Anna Elisabetha HAUSER 1834-1880
Anna Elisabetha was born on 29th October 1834. She was the eldest child of Peter Hauser, a linen-weaver, and Susanna nee Haub. Three brothers and four sisters were born over the next nineteen years in the three-level building that was both factory and home. The children received a basic education and were also taught the skills of animal husbandry.
On 21st December 1855 Anna Elisabetha gave birth to a female child who was baptised Susanna Hauser. Johannes Zimmer, a soldier stationed at Worms but of a local family, acknowledged that he was the father. He and Anna Elisabetha were married on 6th June 1856; the marriage contract legitimised the child as a Zimmer. The newlyweds left for England the next day but the baby was left with her Hauser grandparents; they were never to see her again. On 21st October 1856 they sailed from Liverpool on the clipper ship “Star of the East” and reached Melbourne on 12th January 1857 after 84 days at sea.

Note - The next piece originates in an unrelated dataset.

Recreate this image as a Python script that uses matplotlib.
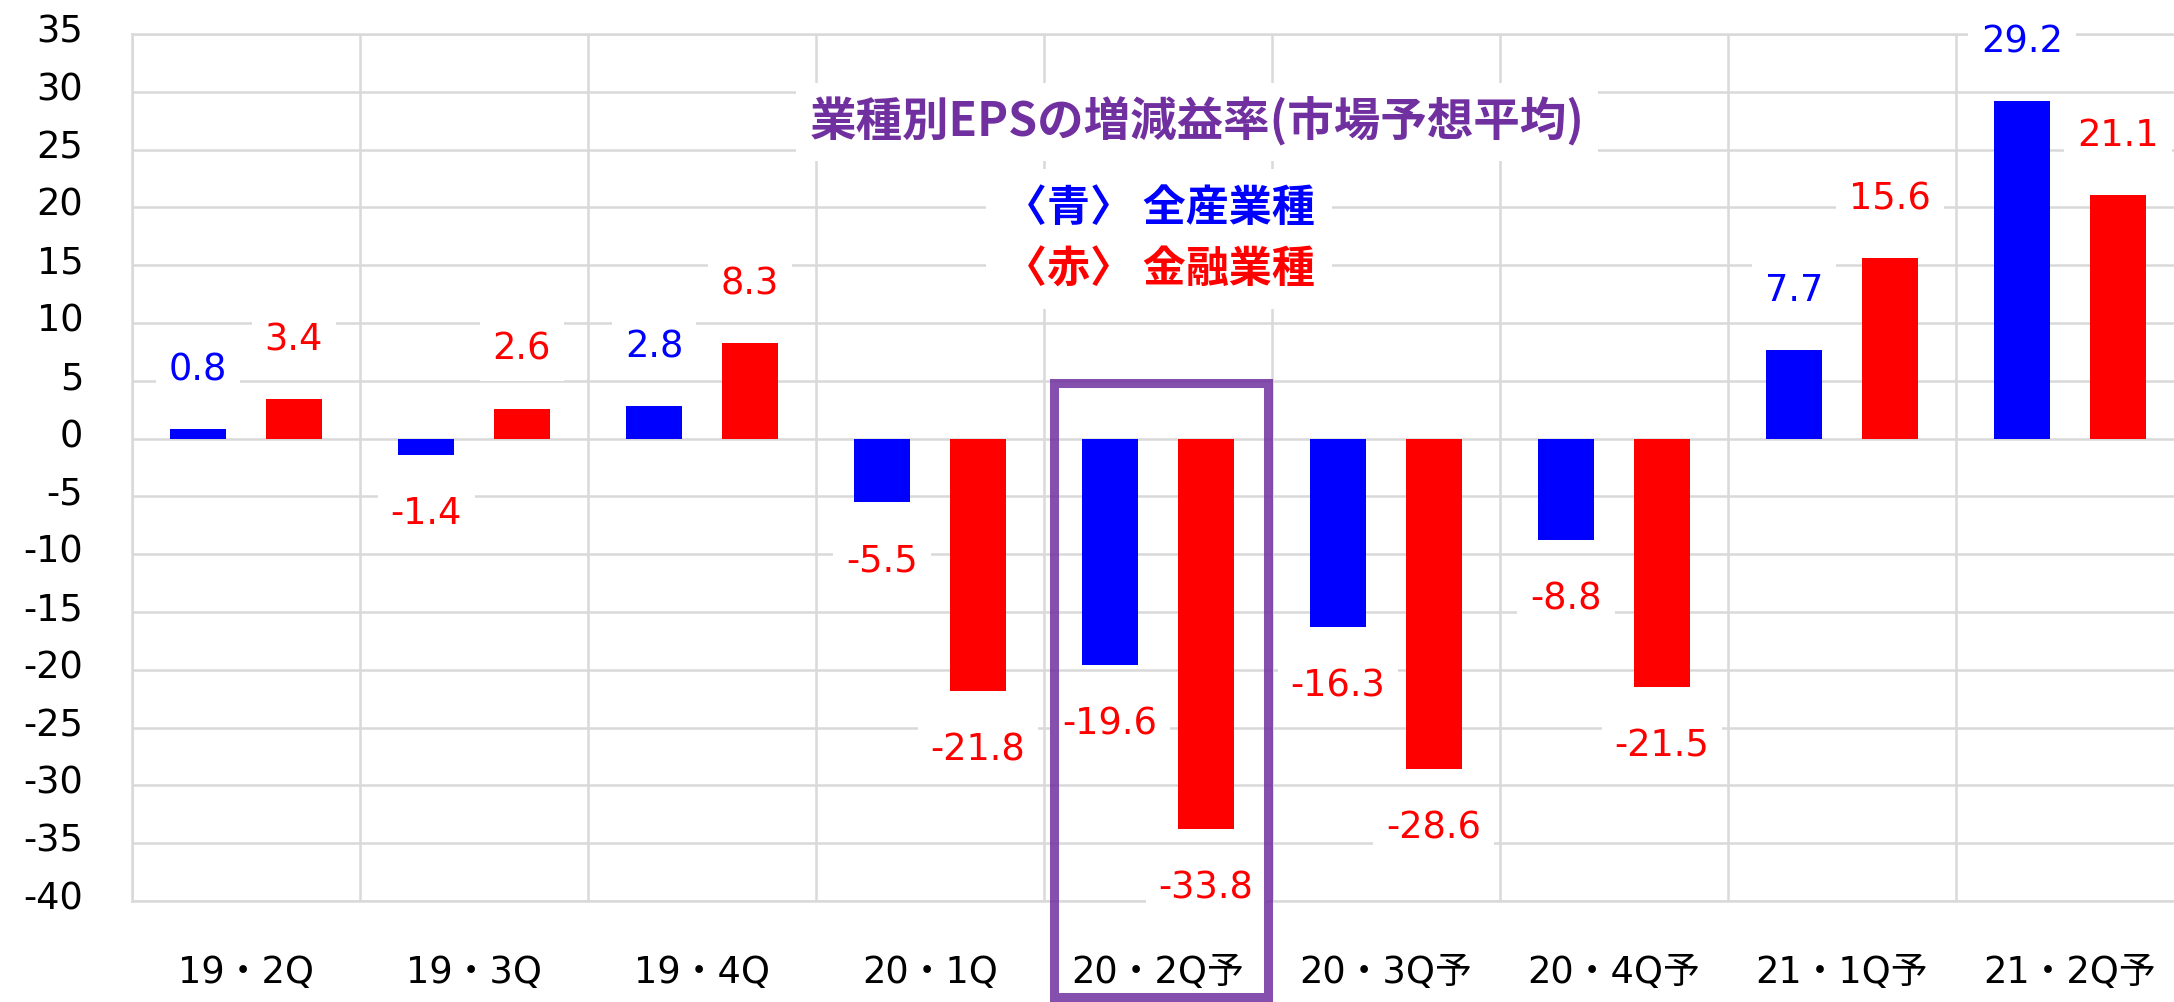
import numpy as np
import matplotlib
matplotlib.use('Agg')
import matplotlib.pyplot as plt
import matplotlib.transforms as mtransforms
from matplotlib.patches import Rectangle

plt.rcParams['font.family'] = ['DejaVu Sans', 'Noto Sans CJK JP']
plt.rcParams['axes.unicode_minus'] = False

# quarters, blue = all industries, red = financials
quarters = ['19・2Q', '19・3Q', '19・4Q', '20・1Q', '20・2Q予',
            '20・3Q予', '20・4Q予', '21・1Q予', '21・2Q予']
all_ind = [0.8, -1.4, 2.8, -5.5, -19.6, -16.3, -8.8, 7.7, 29.2]
financial = [3.4, 2.6, 8.3, -21.8, -33.8, -28.6, -21.5, 15.6, 21.1]
y_ticks = list(range(-40, 36, 5))

title = '業種別EPSの増減益率(市場予想平均)'
legend_blue = '〈青〉 全産業種'
legend_red = '〈赤〉 金融業種'

grid_col = '#d9d9d9'
purple = '#7030a0'

fig = plt.figure(figsize=(21.74, 10.02), dpi=100)
ax = fig.add_axes([0.0607, 0.1008, 0.9439, 0.8653])

x = np.arange(len(quarters))
w = 0.245
off = 0.21
ax.bar(x - off, all_ind, w, color='#0000ff', zorder=2)
ax.bar(x + off, financial, w, color='#ff0000', zorder=2)

# data labels, blue series goes red when negative
def label(xpos, val, col):
    dy = 42.5 if val >= 0 else -42.5
    ax.annotate(f'{val:.1f}', (xpos, val), xytext=(0, dy), textcoords='offset points',
                ha='center', va='center', fontsize=26.5, color=col, zorder=5,
                bbox=dict(boxstyle='square,pad=0.35', fc='white', ec='none'))

for i in range(len(quarters)):
    label(x[i] - off, all_ind[i], '#0000ff' if all_ind[i] >= 0 else '#ff0000')
    label(x[i] + off, financial[i], '#ff0000')

ax.set_xlim(-0.5, len(quarters) - 0.5)
ax.set_ylim(-40, 35)
ax.set_yticks(y_ticks)
ax.set_yticklabels([str(t) for t in y_ticks])
ax.set_xticks(x)
ax.set_xticklabels(quarters)
ax.set_xticks(np.arange(len(quarters) + 1) - 0.5, minor=True)

ax.grid(True, which='major', axis='y', color=grid_col, lw=1.8)
ax.grid(True, which='minor', axis='x', color=grid_col, lw=1.8)
ax.set_axisbelow(True)
for s in ax.spines.values():
    s.set_color(grid_col)
    s.set_linewidth(1.8)

ax.tick_params(axis='both', which='both', length=0)
ax.tick_params(axis='x', labelsize=26.5, pad=38)
ax.tick_params(axis='y', labelsize=26.5, pad=35)

shift = mtransforms.ScaledTranslation(0, 6 / 100, fig.dpi_scale_trans)
for lbl in ax.get_yticklabels():
    lbl.set_transform(lbl.get_transform() + shift)

# title and colour key inside the plot
ax.text(0.519, 0.8985, title, transform=ax.transAxes, ha='center', va='center',
        fontsize=33.5, fontweight='bold', color=purple, family=['Noto Sans CJK JP'],
        zorder=6, bbox=dict(boxstyle='square,pad=0.3', fc='white', ec='none'))
ax.text(0.5005, 0.799, legend_blue, transform=ax.transAxes, ha='center', va='center',
        fontsize=31, fontweight='bold', color='#0000ff', family=['Noto Sans CJK JP'],
        zorder=6, bbox=dict(boxstyle='square,pad=0.4', fc='white', ec='none'))
ax.text(0.5005, 0.728, legend_red, transform=ax.transAxes, ha='center', va='center',
        fontsize=31, fontweight='bold', color='#ff0000', family=['Noto Sans CJK JP'],
        zorder=6, bbox=dict(boxstyle='square,pad=0.4', fc='white', ec='none'))

# highlight box around the current quarter
hl = 4
rect = Rectangle((hl - 0.455, -48.3), 0.938, 48.3 + 4.77, fill=False,
                 ec=purple, lw=6.5, alpha=0.85, zorder=10, clip_on=False)
ax.add_patch(rect)

fig.savefig('out.png', dpi=100)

Anna Elisabetha became pregnant soon after leaving England. Her baby was born in August in Ballarat, where Johannes was prospecting; the midwife was the wife of Johann Konrad Vorbach from Nieder-Weisel. The baby was baptised Maria Elisabetha. A third girl, Maria Margaretha, was born at Fryers Creek in 1860 and baptised in the Congregational Church, Castlemaine in June. Johannes then took his family to Yandoit, north of Daylesford, where deep lead mines were being worked. There, in 1862, Anna Elisabetha produced her first son, christened Johann Wilhelm.
The family lived near Anna Elisabetha’s two sisters, Anna Margaretha and Margaretha until Johannes went mining at Rocky Lead, 15 km away. Alice Elizabeth was born there in 1864 and Conrad in 1866. The following year, Maria Elisabetha died of enteritis and was buried in the Creswick cemetery. Johannes later returned to Yandoit and the family lived side-by-side with their Fleischer and Maas cousins on the Camp (Yandoit Creek) Road. Ernest was born in the wood-and-iron cottage in 1870. Soon after Anna Elisabetha became pregnant again, Johannes was found to have tuberculosis. He died, at the age of 40, four months after Mary was born.
The Fleischers fostered Ernest whilst Anna, as she was then known, struggled to support the others. She grew vegetables and laundered clothes for unmarried miners in the town. One of them, Konrad Pfeifer, offered marriage and was accepted. The ceremony took place in Daylesford in 1874 and Anna took her family to live in Konrad’s cottage-workshop on the road to Creswick in Rocky Lead. In turn, Konrad taught his three stepsons his trade of boot making. The Pfeifer couple had a baby in 1875; she was baptised Maria Henrietta but known as Hettie. Unhappily, Anna developed tuberculosis not long after this; she died on 11th April 1880 when the little girl was only four.
Anna Elisabetha Pfeifer, formerly Zimmer, born Hauser, went to her last resting place in the Blanket Flat Cemetery. She was buried in a grave that remained unmarked until 1984. At the instigation of a great-grand-daughter, Winsome Menadue, it was marked with a simple stone to commemmorate the 150th anniversary of her birth in Nieder-Weisel.
Her daughters Maria Margaretha and Maria Henrietta died, in 1880 and 1894 respectively, of tuberculosis. Her Victorian-born children all married and produced a total of twenty-six grand-children. In Germany, Susanna also raised a family, some of whom faced their Australian cousins in the mud and blood of the battlefields in France during the Great War.